I read a painfully honest account today of implicit bias, something we all have in common as human beings. A doctor shares openly about how she reacts to a family of a patient who is imminently dying, and the disservice she performs secondary to implicit bias. She explains implicit bias as something we do cognitively, on a subconscious level, associating stereotypes and judgments in ways that affect our attitudes and behaviors.
Last week I accompanied another nurse and we sat in the hospital with a 92 year old man who was explaining to us his willingness to go home with hospice, alongside his conveyed goal to live as long as he can and have good days. These two things are not contradictory. Yet the discussion seemed to evolve into a task of signing papers and having his wife make the decisions, after all he was very sick and perhaps he has minimal time left on this earth, so really addressing and understanding his expressed goal of living as long as possible seemed moot. Another lovely elderly man approaching 90 was hospitalized and underwent several procedures prior to going home. I, like others, have this immediate reaction— usually an unexposed opinion about overdoing things when the tired old body is beginning the rapid trajectory towards quitting all together.
I know I am not the only one who considers reaching the age of 90 a very long life; even arriving to one’s eighties as a fait accompli seems momentous. I have this inner dialogue about just accepting the fact that everyone dies, and perhaps an elderly person should reach this point of acquiescing to death without so much fanfare. So, my implicit bias must be recognized, scrutinized, and held in check when I am listening to a person’s life goals. How do they want their days to end, and what do they see in store? I want to be more aware of “my stuff”, simply lay out the options, be honest, and then really listen to how they answer the question. Fact: Life is precious. Fact: We will deal with the end of life in our own way.

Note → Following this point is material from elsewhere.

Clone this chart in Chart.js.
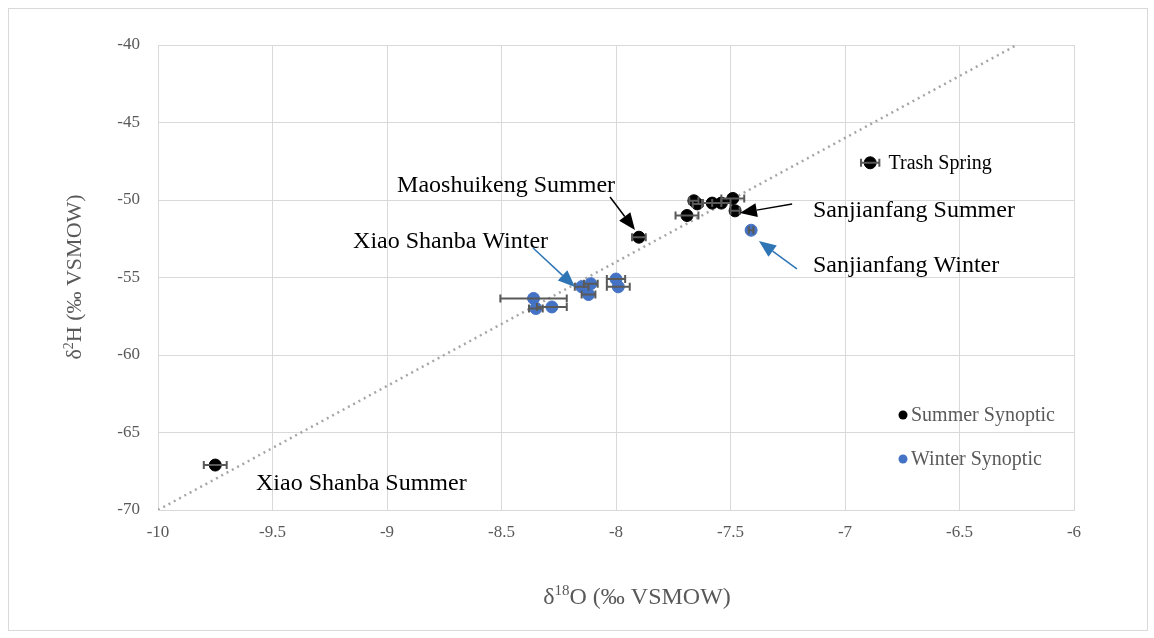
<!DOCTYPE html>
<html lang="en">
<head>
<meta charset="UTF-8">
<title>Isotopes</title>
<script src="https://cdn.jsdelivr.net/npm/chart.js"></script>
<style>
  body { margin: 0; background: #fff; }
  #wrap { width: 1154px; height: 638px; position: relative; }
</style>
</head>
<body>
<div id="wrap"><canvas id="grafico"></canvas></div>
<script>
// summer synoptic samples: d18O, d2H, d18O error
const summerX = [-9.75, -6.89, -7.90, -7.69, -7.66, -7.645, -7.58, -7.54, -7.49, -7.48];
const summerY = [-67.1, -47.6, -52.4, -51.0, -50.05, -50.25, -50.2, -50.2, -49.9, -50.7];
const summerErr = [0.05, 0.04, 0.03, 0.05, 0.02, 0.02, 0.04, 0.04, 0.05, 0.02];

// winter synoptic samples
const winterX = [-8.36, -8.35, -8.28, -8.15, -8.11, -8.12, -8.00, -7.99, -7.41];
const winterY = [-56.35, -57.0, -56.9, -55.6, -55.4, -56.1, -55.1, -55.6, -51.95];
const winterErr = [0.145, 0.03, 0.065, 0.03, 0.03, 0.03, 0.04, 0.05, 0.01];

// meteoric water line end points
const lineX = [-10, -6.25];
const lineY = [-70, -40];

const seriesNames = ['Summer Synoptic', 'Winter Synoptic'];

// axis titles: [before superscript, superscript, after]
const xTitle = ['δ', '18', 'O (‰ VSMOW)'];
const yTitle = ['δ', '2', 'H (‰ VSMOW)'];

// labels: text, baseline position, arrow from (x,y) to (x,y) or null
const notes = [
  { text: 'Trash Spring', x: -6.81, y: -48.0, size: 20, arrow: null, color: '#000' },
  { text: 'Maoshuikeng Summer', x: -8.956, y: -49.48, size: 24, arrow: [-8.026, -49.81, -7.917, -51.94], color: '#000' },
  { text: 'Sanjianfang Summer', x: -7.14, y: -51.1, size: 24, arrow: [-7.231, -50.26, -7.459, -50.84], color: '#000' },
  { text: 'Xiao Shanba Winter', x: -9.148, y: -53.1, size: 24, arrow: [-8.362, -53.1, -8.179, -55.61], color: '#2e75b6' },
  { text: 'Sanjianfang Winter', x: -7.14, y: -54.65, size: 24, arrow: [-7.21, -54.45, -7.376, -52.65], color: '#2e75b6' },
  { text: 'Xiao Shanba Summer', x: -9.572, y: -68.71, size: 24, arrow: null, color: '#000' }
];

const serif = '"Liberation Serif", "Times New Roman", serif';
const toPts = (xs, ys) => xs.map((x, i) => ({ x: x, y: ys[i] }));

// text with a raised part, centred on (cx, cy)
function supText(c, parts, cx, cy, size) {
  const big = size + 'px ' + serif, small = Math.round(size * 0.62) + 'px ' + serif;
  c.font = big; const w1 = c.measureText(parts[0]).width, w3 = c.measureText(parts[2]).width;
  c.font = small; const w2 = c.measureText(parts[1]).width;
  let x = cx - (w1 + w2 + w3) / 2;
  const base = cy + size * 0.32;
  c.textBaseline = 'alphabetic';
  c.font = big; c.fillText(parts[0], x, base); x += w1;
  c.font = small; c.fillText(parts[1], x, base - size * 0.38); x += w2;
  c.font = big; c.fillText(parts[2], x, base);
}

const extras = {
  id: 'extras',
  beforeDraw(chart) {
    const c = chart.ctx;
    c.save();
    c.fillStyle = '#fff';
    c.fillRect(0, 0, chart.width, chart.height);
    c.strokeStyle = '#d9d9d9';
    c.lineWidth = 1;
    c.strokeRect(8.5, 8.5, 1139, 622);
    c.restore();
  },
  afterDatasetsDraw(chart) {
    const c = chart.ctx;
    const xs = chart.scales.x, ys = chart.scales.y;
    c.save();
    // error bars
    c.strokeStyle = '#595959';
    c.lineWidth = 2;
    const bars = (X, Y, E) => {
      X.forEach((v, i) => {
        const a = xs.getPixelForValue(v - E[i]);
        const b = xs.getPixelForValue(v + E[i]);
        const py = ys.getPixelForValue(Y[i]);
        c.beginPath();
        c.moveTo(a, py); c.lineTo(b, py);
        c.moveTo(a, py - 4); c.lineTo(a, py + 4);
        c.moveTo(b, py - 4); c.lineTo(b, py + 4);
        c.stroke();
      });
    };
    bars(summerX, summerY, summerErr);
    bars(winterX, winterY, winterErr);
    c.restore();
  },
  afterDraw(chart) {
    const c = chart.ctx;
    const xs = chart.scales.x, ys = chart.scales.y;
    c.save();
    // axis titles
    c.fillStyle = '#595959';
    supText(c, xTitle, 637, 596, 24);
    c.save();
    c.translate(74, 277);
    c.rotate(-Math.PI / 2);
    supText(c, yTitle, 0, 0, 22);
    c.restore();

    c.textBaseline = 'alphabetic';
    notes.forEach(n => {
      c.font = n.size + 'px ' + serif;
      c.fillStyle = '#000';
      c.fillText(n.text, xs.getPixelForValue(n.x), ys.getPixelForValue(n.y));
      if (n.arrow) {
        const x1 = xs.getPixelForValue(n.arrow[0]), y1 = ys.getPixelForValue(n.arrow[1]);
        const x2 = xs.getPixelForValue(n.arrow[2]), y2 = ys.getPixelForValue(n.arrow[3]);
        const ang = Math.atan2(y2 - y1, x2 - x1);
        const L = 17, W = 7;
        c.strokeStyle = n.color; c.fillStyle = n.color; c.lineWidth = 1.5;
        c.beginPath();
        c.moveTo(x1, y1);
        c.lineTo(x2 - L * Math.cos(ang), y2 - L * Math.sin(ang));
        c.stroke();
        c.beginPath();
        c.moveTo(x2, y2);
        c.lineTo(x2 - L * Math.cos(ang) - W * Math.sin(ang), y2 - L * Math.sin(ang) + W * Math.cos(ang));
        c.lineTo(x2 - L * Math.cos(ang) + W * Math.sin(ang), y2 - L * Math.sin(ang) - W * Math.cos(ang));
        c.closePath();
        c.fill();
      }
    });
    // legend inside the plot
    const cols = ['#000000', '#4472c4'];
    c.font = '20px ' + serif;
    c.textBaseline = 'middle';
    seriesNames.forEach((s, i) => {
      const ly = 415 + i * 44;
      c.fillStyle = cols[i];
      c.beginPath();
      c.arc(903, ly, 4.5, 0, Math.PI * 2);
      c.fill();
      c.fillStyle = '#595959';
      c.fillText(s, 911, ly + 1);
    });
    c.restore();
  }
};

new Chart(document.getElementById('grafico'), {
  type: 'scatter',
  data: {
    datasets: [
      {
        label: seriesNames[0],
        data: toPts(summerX, summerY),
        backgroundColor: '#000000',
        borderColor: '#000000',
        pointRadius: 6,
        order: 1
      },
      {
        label: seriesNames[1],
        data: toPts(winterX, winterY),
        backgroundColor: '#4472c4',
        borderColor: '#4472c4',
        pointRadius: 6,
        order: 1
      },
      {
        label: 'GMWL',
        type: 'line',
        data: toPts(lineX, lineY),
        borderColor: '#a6a6a6',
        borderWidth: 2.5,
        borderDash: [2, 4],
        pointRadius: 0,
        fill: false,
        order: 2
      }
    ]
  },
  options: {
    responsive: true,
    maintainAspectRatio: false,
    animation: false,
    layout: { padding: { left: 48, right: 80, top: 45, bottom: 28 } },
    plugins: {
      legend: { display: false },
      tooltip: { enabled: false }
    },
    scales: {
      x: {
        type: 'linear',
        min: -10, max: -6,
        afterFit: s => { s.height = 100; },
        ticks: {
          stepSize: 0.5,
          padding: 12,
          color: '#595959',
          callback: v => String(v),
          font: { family: serif, size: 17 }
        },
        grid: { color: '#d9d9d9', drawTicks: false },
        border: { color: '#d9d9d9' }
      },
      y: {
        min: -70, max: -40,
        afterFit: s => { s.width = 110; },
        ticks: {
          stepSize: 5,
          padding: 18,
          color: '#595959',
          callback: v => String(v),
          font: { family: serif, size: 17 }
        },
        grid: { color: '#d9d9d9', drawTicks: false },
        border: { color: '#d9d9d9' }
      }
    }
  },
  plugins: [extras]
});
</script>
</body>
</html>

Fact: We can’t avoid implicit bias. Our perceptions, our socializations, our expectations of a scenario and the people in it are unique to each of us, developing over our lifetimes, created by the many situations we have encountered. I heard myself say recently, “That’s just the way I am”…and realize what a cop-out that is! Sorry, Amy, no one is compelled to behave a certain way without a choice. Though it is easy to succumb to our preconceived ideas, and “do what we have always done”…we might pause to take some extra moments, listen a little deeper, and be present for those we claim to be providing our time and attention to. We might learn to see and be another way.